12. The method of claim 1, wherein the identifying the input variables include a method selected from the group consisting of: cross correlation matrix methods, relief ranking methods, statistical variable reduction methods, latent variable methods, and any combination thereof.

13. The method of claim 1, wherein the models are selected from the group consisting of: neural networks, decision trees/random forest methods, kernal methods, reinforcement learning methods, and any ensemble thereof.

14. The method of claim 1, wherein the validation metric comprises a metric selected from the group consisting of: average R2, look ahead R2, average error, standard deviation of error, number of data points, and any combination thereof.

15. The method of claim 1, wherein the process relates to the production, refining, manufacture, formulation, blending, and/or storage of chemicals.
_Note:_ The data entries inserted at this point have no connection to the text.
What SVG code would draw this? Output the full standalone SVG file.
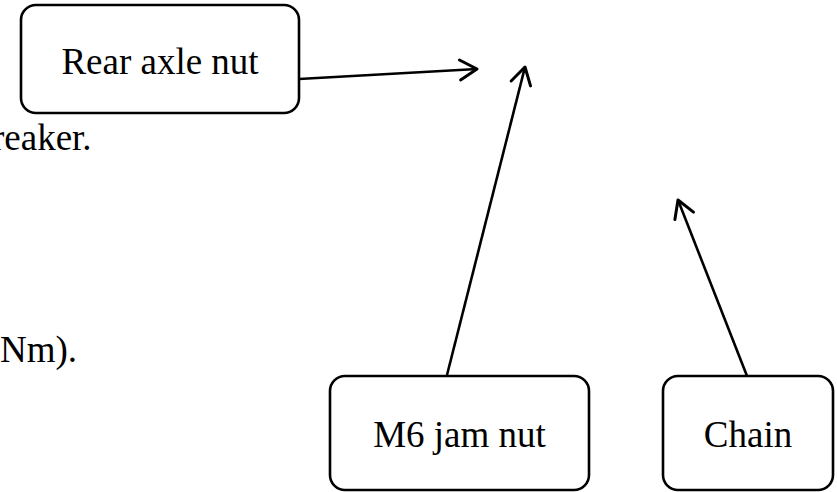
<svg xmlns="http://www.w3.org/2000/svg" width="837" height="492" viewBox="0 0 837 492">
<style>
.box{fill:#fff;stroke:#000;stroke-width:2.6}
.lbl{font-family:"Liberation Serif","Times New Roman",serif;font-size:37px;fill:#000}
.conn{fill:none;stroke:#000;stroke-width:2.6;marker-end:url(#arr)}
</style>
<defs>
<marker id="arr" markerUnits="userSpaceOnUse" markerWidth="30" markerHeight="30" viewBox="-25 -15 30 30" refX="0" refY="0" orient="auto" overflow="visible">
<path d="M-17,-10 L0,0 L-17,10" fill="none" stroke="#000" stroke-width="3" stroke-linecap="round" stroke-linejoin="round"/>
</marker>
</defs>
<rect width="837" height="492" fill="#fff"/>
<text class="lbl" x="-8" y="150">reaker.</text>
<text class="lbl" x="0" y="362">Nm).</text>
<g id="connectors">
<path class="conn" d="M299,79 L477,69"/>
<path class="conn" d="M447,375 L525,67"/>
<path class="conn" d="M747,376 L678,200"/>
</g>
<g id="rear-axle-nut">
<rect class="box" x="21" y="5" width="278" height="108" rx="15"/>
<text class="lbl" x="160" y="74" text-anchor="middle">Rear axle nut</text>
</g>
<g id="m6-jam-nut">
<rect class="box" x="330" y="376" width="259" height="114" rx="15"/>
<text class="lbl" x="459.5" y="447" text-anchor="middle">M6 jam nut</text>
</g>
<g id="chain">
<rect class="box" x="663" y="376" width="170" height="114" rx="15"/>
<text class="lbl" x="748" y="447" text-anchor="middle">Chain</text>
</g>
</svg>
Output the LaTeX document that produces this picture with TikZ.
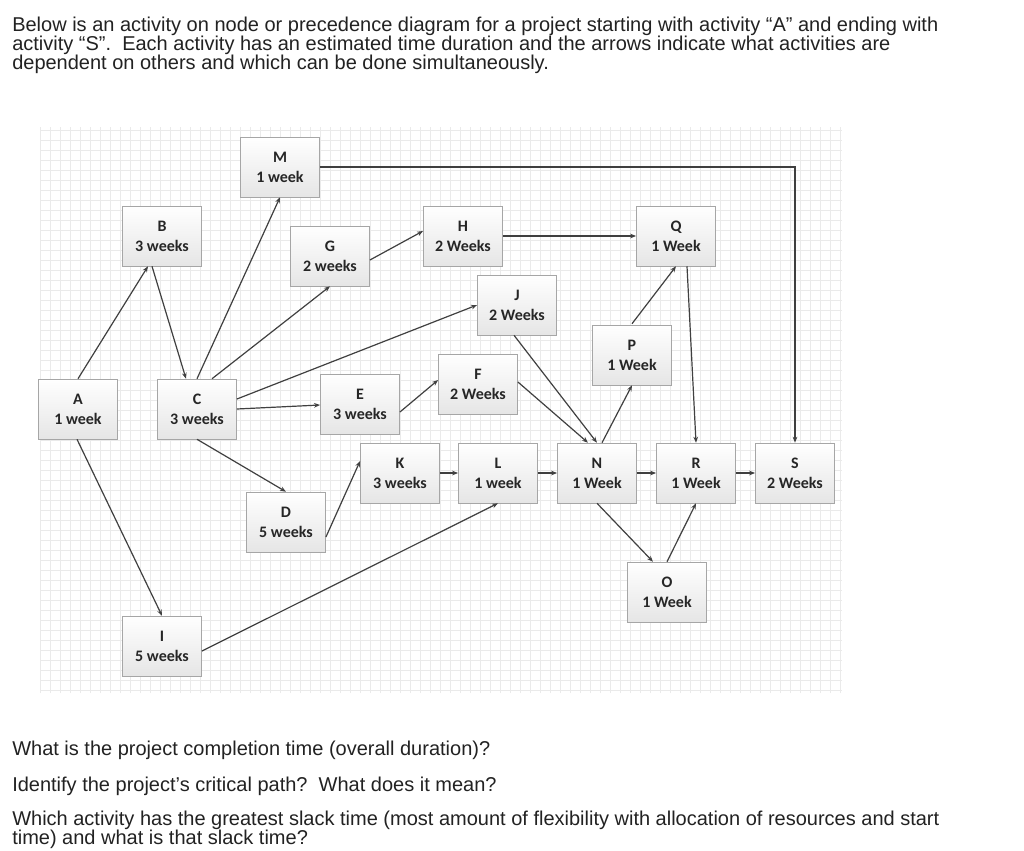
\documentclass[tikz,border=0pt]{standalone}
\usepackage{fontspec}
\setmainfont{Liberation Sans}
\newfontfamily\boxfont{Carlito}
\usetikzlibrary{arrows.meta,calc}
\definecolor{txt}{RGB}{34,34,34}
\definecolor{gridc}{RGB}{234,234,234}
\begin{document}
\begin{tikzpicture}[x=0.75pt,y=-0.75pt,
  act/.style={draw=black!35,top color=white,bottom color=black!10,minimum width=59.5pt,minimum height=45pt,inner sep=1pt,align=center,font=\boxfont\bfseries\fontsize{12}{15}\selectfont,text=black!85},
  con/.style={draw=black!75,line width=0.9pt,-{Stealth[length=4.5pt,width=3.5pt]}},
  qtext/.style={anchor=north west,inner sep=0pt,font=\fontsize{15}{15}\selectfont,text=txt,align=left}]
\useasboundingbox (0,0) rectangle (1024,850);
\fill[white] (0,0) rectangle (1024,850);
\draw[gridc,line width=0.3pt,step=10*0.75pt] (40,127) grid (842,693);
\node[qtext] (t1) at (12,17) {Below is an activity on node or precedence diagram for a project starting with activity “A” and ending with\\[-1pt]activity “S”.\ \ Each activity has an estimated time duration and the arrows indicate what activities are\\[-1pt]dependent on others and which can be done simultaneously.};
\node[qtext] (q1) at (12,741) {What is the project completion time (overall duration)?};
\node[qtext] (q2) at (12,777) {Identify the project’s critical path?\ \ What does it mean?};
\node[qtext] (q3) at (12,811) {Which activity has the greatest slack time (most amount of flexibility with allocation of resources and start\\[-1pt]time) and what is that slack time?};
\node[act] (A) at (78,409) {A\\1 week};
\node[act] (B) at (162,236) {B\\3 weeks};
\node[act] (C) at (197,409) {C\\3 weeks};
\node[act] (M) at (280,167) {M\\1 week};
\node[act] (G) at (330,256) {G\\2 weeks};
\node[act] (E) at (360,404) {E\\3 weeks};
\node[act] (H) at (463,236) {H\\2 Weeks};
\node[act] (Q) at (676,236) {Q\\1 Week};
\node[act] (J) at (517,305) {J\\2 Weeks};
\node[act] (P) at (632,355) {P\\1 Week};
\node[act] (F) at (478,384) {F\\2 Weeks};
\node[act] (K) at (400,473) {K\\3 weeks};
\node[act] (L) at (498,473) {L\\1 week};
\node[act] (N) at (597,473) {N\\1 Week};
\node[act] (R) at (696,473) {R\\1 Week};
\node[act] (S) at (795,473) {S\\2 Weeks};
\node[act] (O) at (667,592) {O\\1 Week};
\node[act] (D) at (286,522) {D\\5 weeks};
\node[act] (I) at (162,646) {I\\5 weeks};
\draw[con] (A.north) -- ($(B.south)+(-14,0)$);
\draw[con] ($(B.south)+(-10,0)$) -- ($(C.north)+(-11,0)$);
\draw[con] ($(A.south)+(-1,0)$) -- (I.north);
\draw[con] (C.north) -- (M.south);
\draw[con] ($(C.north)+(15,0)$) -- (G.south);
\draw[con] ($(C.east)+(0,-10)$) -- (J.west);
\draw[con] ($(C.east)+(0,0)$) -- ($(E.west)+(0,1)$);
\draw[con] ($(C.south)+(0,0)$) -- (D.north);
\draw[con] ($(G.east)+(0,4)$) -- ($(H.west)+(0,-5)$);
\draw[con] ($(E.east)+(0,8)$) -- ($(F.west)+(0,-4)$);
\draw[con] ($(D.east)+(0,15)$) -- ($(K.west)+(0,-12)$);
\draw[con] (K.east) -- (L.west);
\draw[con] ($(I.east)+(0,5)$) -- (L.south);
\draw[con] (L.east) -- (N.west);
\draw[con] ($(F.east)+(0,-2)$) -- ($(N.north)+(-9,0)$);
\draw[con] ($(J.south)+(-3,0)$) -- ($(N.north)+(0,0)$);
\draw[con] ($(N.north)+(5,0)$) -- (P.south);
\draw[con] ($(P.north)+(0,-1)$) -- (Q.south);
\draw[con] (H.east) -- (Q.west);
\draw[con] ($(Q.south)+(11,0)$) -- (R.north);
\draw[con] (N.east) -- (R.west);
\draw[con] (N.south) -- ($(O.north)+(-14,0)$);
\draw[con] (O.north) -- (R.south);
\draw[con] (R.east) -- (S.west);
\draw[con] (M.east) -| (S.north);
\end{tikzpicture}
\end{document}
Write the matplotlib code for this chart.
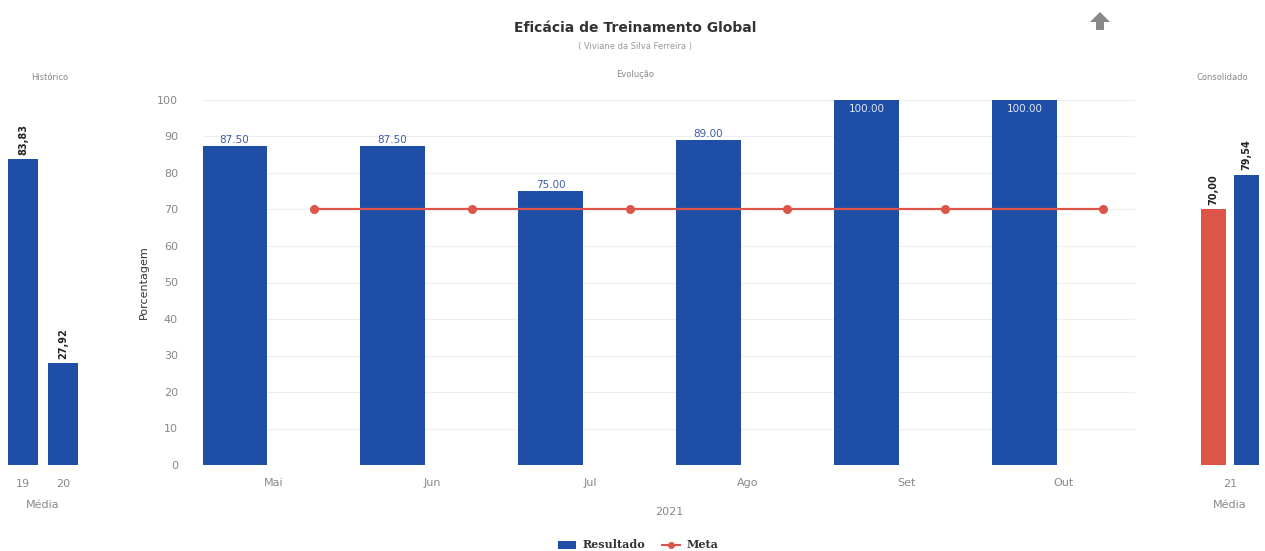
import matplotlib
matplotlib.use("Agg")
import matplotlib.pyplot as plt
import numpy as np
from matplotlib.lines import Line2D
from matplotlib.patches import Patch, Polygon

months = ["Mai", "Jun", "Jul", "Ago", "Set", "Out"]
resultado = [87.50, 87.50, 75.00, 89.00, 100.00, 100.00]
meta = [70, 70, 70, 70, 70, 70]

hist_labels = ["19", "20"]
hist_values = [83.83, 27.92]

cons_label = "21"
cons_meta = 70.00
cons_result = 79.54

BLUE = "#1f4ea6"
RED = "#dc5548"
GRAY = "#888888"

W, H = 1265, 551
fig = plt.figure(figsize=(W / 100, H / 100), dpi=100)
fig.patch.set_facecolor("white")

def ax_at(x0, x1, ytop, ybot):
    return fig.add_axes([x0 / W, 1 - ybot / H, (x1 - x0) / W, (ybot - ytop) / H])

def style(ax):
    for s in ax.spines.values():
        s.set_visible(False)
    ax.tick_params(length=0, colors=GRAY, labelsize=8)

# Main chart
ax = ax_at(203, 1135, 100, 465)
x = np.arange(len(months))
ax.bar(x - 0.25, resultado, width=0.41, color=BLUE, zorder=2)
ax.plot(x + 0.25, meta, color=RED, marker="o", markersize=5.5, linewidth=1.6, zorder=3)
ax.set_xlim(-0.45, 5.45)
ax.set_ylim(0, 100)
ax.set_yticks(np.arange(0, 101, 10))
ax.set_xticks(x)
ax.set_xticklabels(months)
ax.grid(axis="y", color="#eeeeee", linewidth=0.8, zorder=0)
style(ax)
ax.tick_params(axis="x", pad=9)
ax.tick_params(axis="y", pad=18)
ax.set_ylabel("Porcentagem", fontsize=8, color="#333333", labelpad=6)
ax.set_xlabel("2021", fontsize=8, color=GRAY, labelpad=14)
for xi, v in zip(x, resultado):
    if v >= 98:
        ax.text(xi - 0.25, v - 1, f"{v:.2f}", ha="center", va="top", fontsize=7.5,
                color="#dfe6f5", zorder=4)
    else:
        ax.text(xi - 0.25, v + 0.3, f"{v:.2f}", ha="center", va="bottom", fontsize=7.5,
                color="#3a5da8", zorder=4)

# Historico panel
axh = ax_at(3, 83, 100, 465)
xh = np.arange(len(hist_labels))
axh.bar(xh, hist_values, width=0.75, color=BLUE, zorder=2)
axh.set_xlim(-0.5, 1.5)
axh.set_ylim(0, 100)
axh.set_yticks([])
axh.set_xticks(xh)
axh.set_xticklabels(hist_labels)
style(axh)
axh.tick_params(axis="x", pad=10)
axh.set_xlabel("Média", fontsize=8, color=GRAY, labelpad=8)
for xi, v in zip(xh, hist_values):
    axh.text(xi, v + 1.2, f"{v:.2f}".replace(".", ","), rotation=90, ha="center", va="bottom",
             fontsize=7, fontweight="bold", color="#222222")

# Consolidado panel
axc = ax_at(1195, 1265, 100, 465)
axc.bar([-0.24], [cons_meta], width=0.36, color=RED, zorder=2)
axc.bar([0.23], [cons_result], width=0.36, color=BLUE, zorder=2)
axc.set_xlim(-0.5, 0.5)
axc.set_ylim(0, 100)
axc.set_yticks([])
axc.set_xticks([0])
axc.set_xticklabels([cons_label])
style(axc)
axc.tick_params(axis="x", pad=10)
axc.set_xlabel("Média", fontsize=8, color=GRAY, labelpad=8)
for xi, v in [(-0.24, cons_meta), (0.23, cons_result)]:
    axc.text(xi, v + 1.2, f"{v:.2f}".replace(".", ","), rotation=90, ha="center", va="bottom",
             fontsize=7, fontweight="bold", color="#222222")

# Titles
fig.text(635 / W, 1 - 28 / H, "Eficácia de Treinamento Global", ha="center", va="center",
         fontsize=10, fontweight="bold", color="#333333")
fig.text(635 / W, 1 - 47 / H, "( Viviane da Silva Ferreira )", ha="center", va="center",
         fontsize=6, color="#999999")
fig.text(635 / W, 1 - 75 / H, "Evolução", ha="center", va="center", fontsize=6, color="#888888")
fig.text(50 / W, 1 - 77 / H, "Histórico", ha="center", va="center", fontsize=6, color="#888888")
fig.text(1222 / W, 1 - 77 / H, "Consolidado", ha="center", va="center", fontsize=6, color="#888888")

# Up arrow icon
arrow = Polygon([[1100 / W, 1 - 12 / H], [1110 / W, 1 - 22 / H], [1104 / W, 1 - 22 / H],
                 [1104 / W, 1 - 30 / H], [1096 / W, 1 - 30 / H], [1096 / W, 1 - 22 / H],
                 [1090 / W, 1 - 22 / H]], closed=True, transform=fig.transFigure,
                facecolor="#888888", edgecolor="none")
fig.patches.append(arrow)

# Legend
handles = [Patch(facecolor=BLUE, label="Resultado"),
           Line2D([0], [0], color=RED, marker="o", markersize=4, linewidth=1.5, label="Meta")]
fig.legend(handles=handles, loc="center", bbox_to_anchor=(638 / W, 1 - 545 / H), ncol=2,
           frameon=False, prop={"family": "DejaVu Serif", "weight": "bold", "size": 8},
           handlelength=1.6, columnspacing=1.5, handletextpad=0.6, labelcolor="#333333")

fig.savefig("out.png", dpi=100, facecolor="white")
16. A system comprising: instructions provided to the memory, wherein the instructions are executable by the processor to perform the method comprising:

a processor;

a memory coupled to the processor; and

receiving data relating to a process;

cleaning the data to yield cleaned data, wherein cleaning the data comprises: identifying and removing outlying data points from the data; and conditioning the data;

identifying inferential model parameters comprising a parameter selected from the group consisting of: a compositional property of the process as a model output that is not part of the data, operational constraints of the process, interactions between process variables of the process, and any combination thereof;

building one or more inferential models based on the cleaned data and the inferential model parameters, wherein building comprises: identifying input variables from the cleaned data; fitting the input variables from a first portion of the cleaned data to a model; validating the model using a second portion of the cleaned data to yield a validation metric corresponding to the model; and

outputting the one or more models and the corresponding validation metric.